Armed with our BBC dirt bombs we rounded the beautiful lake and I sort of showed off my knowledge of Washington hiking to Hoang. I showed her the Macricostas Preserve as we passed the hills and explained how “up there,” the view of Lake Waramaug is incredible.
The state park is pretty tiny, and the beach is even tinier. The only activities here are camping, canoeing and swimming. There are no trails to hike at all. The parking lot is primitive and the outhouses are disgusting. I didn’t mind.
Aside from the hard sandy area, there is plenty of grassy shade around for people to chill. Old people like it here.
The water is quite clean for a lake and the soft bottom is superior to the jagged rocks at the Sound. The un-lifeguarded swimming area is shallow and calm. This makes it ideal for the little one. We really enjoyed ourselves and it was nice to be out alone with Calvin – we forgot about the spa stuff pretty quickly.
And it gave us an opportunity to think about the Waramaug name…
Waramaug is the name of an Indian chief of the Wyantenock tribe who had hunting grounds near falls on the Housatonic River, now referred to as “Lover’s Leap”, in the town of New Milford. Chief Waramaug and his followers wintered in the area now covered by Lake Lillinonah, which was later created by damming the Housatonic, and made Lake Waramaug their summer residence.
The state wrote that sentence and it’s pretty bad. Contrast that with the Wikipedia volunteer who, while discussing the southern end of the lake, “In 2010, the Town of Washington separately completed major reconstruction of the adjacent, hitherto forlorn town beach at Lake Waramaug, which may be used only by Washington residents and their guests.”
“Hitherto forlorn?” Wonderful.
The three of us packed up and drove up the hill behind the northern end of the lake to enjoy a glass of wine at the aforementioned Hopkins Vineyard. His older brother has been to every winery in the state, so why not get Calvin going? That’s normal, right?
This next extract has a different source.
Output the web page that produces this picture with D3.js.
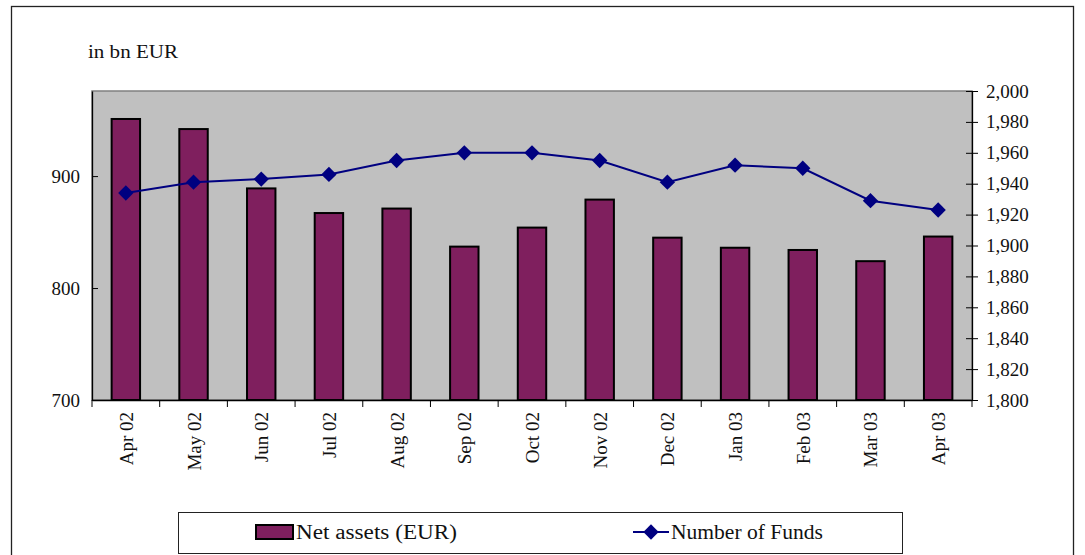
<!DOCTYPE html>
<html>
<head>
<meta charset="utf-8">
<script src="https://cdn.jsdelivr.net/npm/d3@7"></script>
<style>
  body { margin: 0; background: #fff; }
  svg text { font-family: "Liberation Serif", "DejaVu Serif", serif; fill: #111; }
</style>
</head>
<body>
<div id="chart"></div>
<script>
// months shown on the x axis
const months = ["Apr 02", "May 02", "Jun 02", "Jul 02", "Aug 02", "Sep 02", "Oct 02",
                "Nov 02", "Dec 02", "Jan 03", "Feb 03", "Mar 03", "Apr 03"];
// net assets in bn EUR (bars, left axis)
const netAssets = [951, 942, 889, 867, 871, 837, 854, 879, 845, 836, 834, 824, 846];
// number of funds (line, right axis)
const numFunds = [1934, 1941, 1943, 1946, 1955, 1960, 1960, 1955, 1941, 1952, 1950, 1929, 1923];
const leftTicks = [700, 800, 900];
const rightTicks = d3.range(1800, 2001, 20);

const width = 1085, height = 555;
const margin = {top: 91, right: 113, bottom: 155, left: 92};
const serif = "'Liberation Serif', 'DejaVu Serif', serif";

const svg = d3.select("#chart")
    .append("svg")
    .attr("width", width)
    .attr("height", height)
    .attr("font-family", serif);

// outer frame
svg.append("rect")
    .attr("x", 11.5).attr("y", 6.5)
    .attr("width", 1062).attr("height", 560)
    .attr("fill", "none").attr("stroke", "#222").attr("stroke-width", 1.3);

const x = d3.scaleBand()
    .domain(months)
    .range([margin.left, width - margin.right]);

const yL = d3.scaleLinear()
    .domain([700, 976])
    .range([height - margin.bottom, margin.top]);

const yR = d3.scaleLinear()
    .domain([1800, 2000])
    .range([height - margin.bottom, margin.top]);

// gray plot area
svg.append("rect")
    .attr("x", margin.left).attr("y", margin.top)
    .attr("width", width - margin.right - margin.left)
    .attr("height", height - margin.bottom - margin.top)
    .attr("fill", "#c0c0c0")
    .attr("stroke", "#808080").attr("stroke-width", 1.5);

// bars
const barW = x.bandwidth() * 0.42;
svg.selectAll(".bar")
    .data(netAssets)
    .join("rect")
    .attr("class", "bar")
    .attr("x", (d, i) => x(months[i]) + (x.bandwidth() - barW) / 2)
    .attr("y", d => yL(d))
    .attr("width", barW)
    .attr("height", d => yL(700) - yL(d))
    .attr("fill", "#7f1f5e")
    .attr("stroke", "#000").attr("stroke-width", 2);

// line of number of funds
const line = d3.line()
    .x((d, i) => x(months[i]) + x.bandwidth() / 2)
    .y(d => yR(d));

svg.append("path")
    .datum(numFunds)
    .attr("d", line)
    .attr("fill", "none")
    .attr("stroke", "#000080")
    .attr("stroke-width", 2);

const diamond = d3.symbol().type(d3.symbolDiamond2).size(150);
svg.selectAll(".pt")
    .data(numFunds)
    .join("path")
    .attr("class", "pt")
    .attr("transform", (d, i) => `translate(${x(months[i]) + x.bandwidth() / 2},${yR(d)})`)
    .attr("d", diamond)
    .attr("fill", "#000080");

// axes
const leftAxis = svg.append("g")
    .attr("transform", `translate(${margin.left},0)`)
    .call(d3.axisLeft(yL).tickValues(leftTicks).tickSizeInner(6).tickSizeOuter(0).tickPadding(6));
leftAxis.selectAll(".tick line").attr("x2", 6);

const rightAxis = svg.append("g")
    .attr("transform", `translate(${width - margin.right},0)`)
    .call(d3.axisRight(yR).tickValues(rightTicks).tickFormat(d3.format(","))
        .tickSizeInner(6).tickSizeOuter(0).tickPadding(8));
rightAxis.selectAll(".tick line").attr("x1", -6);

const bottomAxis = svg.append("g")
    .attr("transform", `translate(0,${height - margin.bottom})`)
    .call(d3.axisBottom(x).tickSize(0).tickFormat(""));

// tick marks between categories
bottomAxis.selectAll(".sep")
    .data(months.concat(["end"]))
    .join("line")
    .attr("class", "sep")
    .attr("x1", (d, i) => margin.left + i * x.step())
    .attr("x2", (d, i) => margin.left + i * x.step())
    .attr("y1", 0).attr("y2", 7)
    .attr("stroke", "#000");

// rotated month labels
svg.selectAll(".mlab")
    .data(months)
    .join("text")
    .attr("class", "mlab")
    .attr("transform", d => `translate(${x(d) + x.bandwidth() / 2 + 7},${height - margin.bottom + 12}) rotate(-90)`)
    .attr("text-anchor", "end")
    .attr("font-family", serif)
    .style("font-size", "19px")
    .text(d => d);

[leftAxis, rightAxis, bottomAxis].forEach(g => {
    g.attr("font-family", serif);
    g.selectAll(".domain").attr("stroke", "#000").attr("stroke-width", 1.3);
    g.selectAll(".tick line").attr("stroke", "#000");
    g.selectAll(".tick text").style("font-size", "19px").attr("fill", "#111");
});

// unit label
svg.append("text")
    .attr("x", 88).attr("y", 58)
    .style("font-size", "19px")
    .attr("textLength", 90)
    .attr("lengthAdjust", "spacingAndGlyphs")
    .text("in bn EUR");

// legend
svg.append("rect")
    .attr("x", 178.5).attr("y", 512.5)
    .attr("width", 724).attr("height", 41)
    .attr("fill", "#fff").attr("stroke", "#222").attr("stroke-width", 1);

svg.append("rect")
    .attr("x", 256).attr("y", 525)
    .attr("width", 37).attr("height", 14)
    .attr("fill", "#7f1f5e").attr("stroke", "#000").attr("stroke-width", 2);
svg.append("text")
    .attr("x", 296).attr("y", 539)
    .style("font-size", "20px")
    .attr("textLength", 161)
    .attr("lengthAdjust", "spacingAndGlyphs")
    .text("Net assets (EUR)");

svg.append("line")
    .attr("x1", 633).attr("x2", 669)
    .attr("y1", 532).attr("y2", 532)
    .attr("stroke", "#000080").attr("stroke-width", 2);
svg.append("path")
    .attr("transform", "translate(651,532)")
    .attr("d", diamond)
    .attr("fill", "#000080");
svg.append("text")
    .attr("x", 671).attr("y", 539)
    .style("font-size", "20px")
    .attr("textLength", 152)
    .attr("lengthAdjust", "spacingAndGlyphs")
    .text("Number of Funds");
</script>
</body>
</html>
So I took this picture of him playing a game at a winery and proceeded to leave my camera on the bar while paying. Whoops.
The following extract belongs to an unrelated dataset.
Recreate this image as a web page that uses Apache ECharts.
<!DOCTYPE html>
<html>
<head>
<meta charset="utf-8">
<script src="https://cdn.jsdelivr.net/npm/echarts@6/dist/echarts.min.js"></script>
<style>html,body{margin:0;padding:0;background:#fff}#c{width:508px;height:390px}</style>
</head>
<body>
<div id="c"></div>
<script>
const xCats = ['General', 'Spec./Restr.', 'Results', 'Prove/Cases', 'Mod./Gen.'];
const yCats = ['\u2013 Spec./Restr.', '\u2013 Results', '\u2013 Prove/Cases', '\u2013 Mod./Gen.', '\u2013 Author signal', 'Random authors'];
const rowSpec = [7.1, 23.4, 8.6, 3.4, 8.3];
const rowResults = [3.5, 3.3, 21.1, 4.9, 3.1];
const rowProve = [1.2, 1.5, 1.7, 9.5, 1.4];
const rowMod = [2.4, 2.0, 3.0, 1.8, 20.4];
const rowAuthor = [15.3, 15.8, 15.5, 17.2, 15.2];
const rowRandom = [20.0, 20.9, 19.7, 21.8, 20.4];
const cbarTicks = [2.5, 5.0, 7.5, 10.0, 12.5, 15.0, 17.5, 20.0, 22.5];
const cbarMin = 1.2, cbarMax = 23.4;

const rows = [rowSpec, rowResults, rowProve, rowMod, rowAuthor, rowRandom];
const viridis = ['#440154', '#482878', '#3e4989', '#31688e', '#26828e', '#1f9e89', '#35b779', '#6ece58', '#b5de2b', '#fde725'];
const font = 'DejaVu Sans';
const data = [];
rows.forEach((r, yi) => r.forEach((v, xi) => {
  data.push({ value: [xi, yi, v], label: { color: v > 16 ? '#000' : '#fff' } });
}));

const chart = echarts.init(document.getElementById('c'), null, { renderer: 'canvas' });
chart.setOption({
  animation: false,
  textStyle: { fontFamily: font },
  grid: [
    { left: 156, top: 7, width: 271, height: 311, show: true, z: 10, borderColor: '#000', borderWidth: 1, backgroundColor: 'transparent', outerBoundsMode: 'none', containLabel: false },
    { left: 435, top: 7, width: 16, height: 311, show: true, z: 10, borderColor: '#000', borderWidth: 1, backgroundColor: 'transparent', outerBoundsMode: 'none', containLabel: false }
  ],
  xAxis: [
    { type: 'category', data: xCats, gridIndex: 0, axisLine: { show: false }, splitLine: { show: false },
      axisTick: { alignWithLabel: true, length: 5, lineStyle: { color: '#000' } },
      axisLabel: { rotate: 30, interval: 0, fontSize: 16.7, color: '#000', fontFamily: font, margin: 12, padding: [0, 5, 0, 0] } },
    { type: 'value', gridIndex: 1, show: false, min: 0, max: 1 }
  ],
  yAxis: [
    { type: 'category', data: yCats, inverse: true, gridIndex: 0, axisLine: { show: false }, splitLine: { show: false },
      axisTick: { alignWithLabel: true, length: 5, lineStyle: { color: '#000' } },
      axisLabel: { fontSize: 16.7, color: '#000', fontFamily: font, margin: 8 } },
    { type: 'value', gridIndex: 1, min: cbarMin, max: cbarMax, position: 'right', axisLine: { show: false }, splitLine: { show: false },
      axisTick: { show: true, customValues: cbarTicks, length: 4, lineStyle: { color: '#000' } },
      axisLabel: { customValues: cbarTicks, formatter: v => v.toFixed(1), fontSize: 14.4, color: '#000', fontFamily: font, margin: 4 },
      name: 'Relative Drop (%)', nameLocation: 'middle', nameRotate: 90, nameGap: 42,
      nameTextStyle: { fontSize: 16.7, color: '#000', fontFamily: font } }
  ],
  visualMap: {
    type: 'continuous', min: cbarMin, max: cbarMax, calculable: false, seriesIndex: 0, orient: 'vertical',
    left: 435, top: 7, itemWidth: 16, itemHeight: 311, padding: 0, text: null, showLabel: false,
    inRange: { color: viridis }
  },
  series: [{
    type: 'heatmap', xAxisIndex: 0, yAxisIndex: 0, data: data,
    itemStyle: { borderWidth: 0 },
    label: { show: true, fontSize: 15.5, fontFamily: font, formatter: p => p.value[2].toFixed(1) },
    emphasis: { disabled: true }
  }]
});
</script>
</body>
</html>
At lunch in Litchfield – hey, I TOLD you we were going to stick to our plans as best we could – I called Hopkins and they promised to hold it safely until I could return for it.
And two days later, there we were again – now all four of us – setting up shop on the tiny beach at Lake Waramaug. While the boys swam with Hoang I went over to the winery, grabbed my camera (and an illicit-on-the-beach bottle of rose) and returned for four more hours of lake swimming frolic.
And thank goodness too, because I was able to take this picture:
The lake is in three towns: Washington, Kent and Warren. None of them is big on developing the lakefront and as a result, there are pretty much no commercial entities along the road around it (the state park does have a little snack bar). There is a lot of undeveloped land and a fair share of modest (looking, not costing) houses around the lake. But not too much.
The towns greatly limit boat travel on the lake and highly regulate pretty much everything that gets put into it. And you know what? THAT’S WHAT MAKES IT GREAT. It’s peaceful, beautiful, green and healthy.
Definitely one of our favorite lake swimming spots in the state… so much so I didn’t even mind two unplanned visits in three days.
DEEP’s Lake Waramaug State Park page
CTMQ’s State Parks and Forests page
Peter says
July 9, 2013 at 9:08 pmWhen I was a child an aunt of mine lived not far from Lake Waramaug, and I have some happy memories of visits to the lake.
By the way, is there any such thing as a _non_-disgusting outhouse?
Cumulus says
July 15, 2013 at 10:15 amMy inlaws lived in New Preston, so we used to go to Lake Waramaug a lot, although usually to the Washington Town Beach (open to town residents and their close relatives). Once my wife Laura and I hiked the roads circumnavigating the lake, a nice long walk when you’re with a companion who doesn’t like the uneven surfaces of a forest trail.
@Peter: Believe me, there is a huge variation in the disgustingness of outhouses.